In her fine study, entitled The Social Dialect in Toni Morrison’s “Jazz,” (1995) Cannon engages with the literary oeuvre of Toni Morrison, scholar, novelist, storyteller and Nobel prize winner for literature in 1993. Katie Cannon connects with Toni Morrison’s approach to telling stories as textual artefacts, as self-composed, transformative expressions created as contra-punctual interventions – similarly to Jazz music with its freely arranged melodic variations against a regular rhythmic pulse. Toni Morrison understood her novels not so much as statements of moral authority on the Black experience, but rather “as maps or as texts,” as Katie Cannon writes in her essay, “with plenty of holes and spaces so that the reader can come into them.”
Katie G. Cannon and Toni Morrison passed on in 2018 and 2019 respectively, however, they remain two living icons for ethical leadership. Representative of a generation of women of African descent who dedicated their intellectual and artistic work to telling the stories of the place they come from. And by doing so, enabling others to narrate their own, so that a multivocal narration on ethical location may emerge.

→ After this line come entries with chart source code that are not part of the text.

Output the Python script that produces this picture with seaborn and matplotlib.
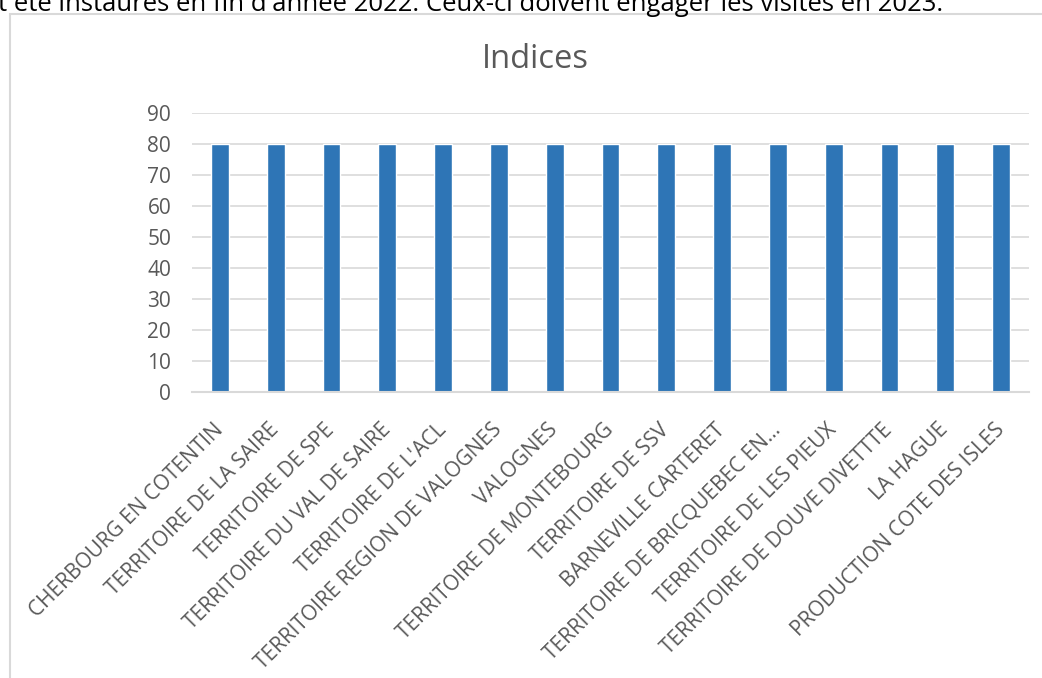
import matplotlib
matplotlib.use("Agg")
import matplotlib.pyplot as plt
import seaborn as sns
import pandas as pd
from matplotlib.patches import Rectangle

categories = [
    "CHERBOURG EN COTENTIN",
    "TERRITOIRE DE LA SAIRE",
    "TERRITOIRE DE SPE",
    "TERRITOIRE DU VAL DE SAIRE",
    "TERRITOIRE DE L'ACL",
    "TERRITOIRE REGION DE VALOGNES",
    "VALOGNES",
    "TERRITOIRE DE MONTEBOURG",
    "TERRITOIRE DE SSV",
    "BARNEVILLE CARTERET",
    "TERRITOIRE DE BRICQUEBEC EN…",
    "TERRITOIRE DE LES PIEUX",
    "TERRITOIRE DE DOUVE DIVETTTE",
    "LA HAGUE",
    "PRODUCTION COTE DES ISLES",
]
values = [80] * 15
yticks = [0, 10, 20, 30, 40, 50, 60, 70, 80, 90]
title = "Indices"
doc_text = "t été instaurés en fin d'année 2022. Ceux-ci doivent engager les visites en 2023."

sns.set_theme(style="white")
plt.rcParams["font.family"] = ["Open Sans", "DejaVu Sans"]

W, H = 1042, 678
fig = plt.figure(figsize=(W / 100, H / 100), dpi=100)
ax = fig.add_axes([192 / W, 1 - 392 / H, (1029 - 192) / W, (392 - 113) / H])

df = pd.DataFrame({"cat": categories, "val": values})
sns.barplot(data=df, x="cat", y="val", color="#2E75B6", saturation=1, width=0.32, ax=ax)

ax.set_ylim(0, 90)
ax.set_yticks(yticks)
ax.set_xlim(-0.5, len(categories) - 0.5)
ax.yaxis.grid(True, color="#d9d9d9", linewidth=1.2)
ax.set_axisbelow(True)
for s in ["top", "right", "left"]:
    ax.spines[s].set_visible(False)
ax.spines["bottom"].set_color("#d9d9d9")
ax.spines["bottom"].set_linewidth(1.5)
ax.set_xlabel("")
ax.set_ylabel("")
ax.tick_params(axis="both", length=0, colors="#595959", labelsize=15)
ax.tick_params(axis="y", pad=15)
ax.set_xticks(range(len(categories)))
ax.set_xticklabels(categories, rotation=45, ha="right", va="center", rotation_mode="anchor")
ax.tick_params(axis="x", pad=25)
for lab in ax.get_xticklabels():
    lab.set_color("#595959")

fig.text(535 / W, 1 - 60 / H, title, ha="center", va="center", fontsize=23.5, color="#595959")
fig.text(-2 / W, 1 - 11 / H, doc_text, ha="left", va="baseline", fontsize=18.5, color="#000000")

fig.patches.append(Rectangle((10 / W, -0.05), 1.2, 1.05 - 14 / H, transform=fig.transFigure,
                             fill=False, edgecolor="#d9d9d9", linewidth=1.5))

fig.savefig("out.png", dpi=100)
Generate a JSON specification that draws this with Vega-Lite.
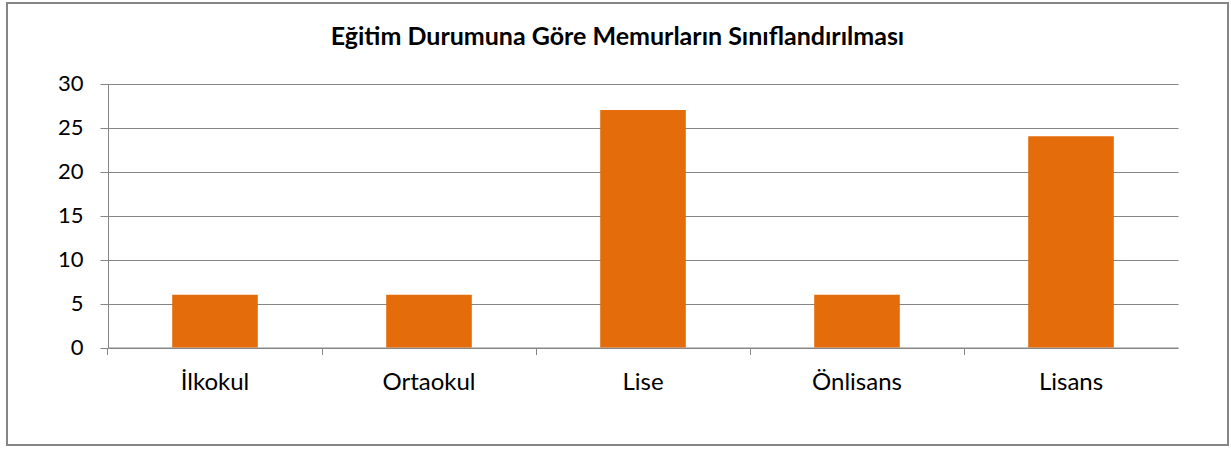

Black History Month, which inspired this editorial, may provoke the question: How are we concerned? Perhaps by taking the time to reflect on our diverse ethical locations. A time for reflection on how ethics permeates different ways of expressing the humane and the undeniable dignity of each human being through the lenses of particular contextual experiences.
This is where the Civil Rights Movement, Black Lives Matter Movement and the Womanist Movement intersect: They call us all to unveil our blind spots – where we do not live up to our own speech and standards. Where ‘speaking truth to power’ remains a rhetoric figure of distant and heroic reminiscences and scarcely of self-offering and abandonment of own privileges. They invite us to discover our humanity afresh in the historic wounds of others without appropriating or invading them. And to walk the difficult avenues of trustworthiness and integrity, seeing our privileges and being ready to abandon them, so that the voices of the silenced can be heard for the elevation of all.
We are led into the responsibility to think and act for justice not as a symbolic, but as an existential act of seeing one other, so that we may come closer to the beloved community of which Martin Luther King Jr. dreamt, Katie Cannon depicted as the space in which just relationships have to be lived, and Toni Morrison exemplified in her literary art as the horizon for humaneness. A powerful legacy of ethical leadership of women of African descent to live up to, in union with all who care, women and men of all ages, of all regions, and from all cultures and backgrounds, for a world transformed – when we see one another.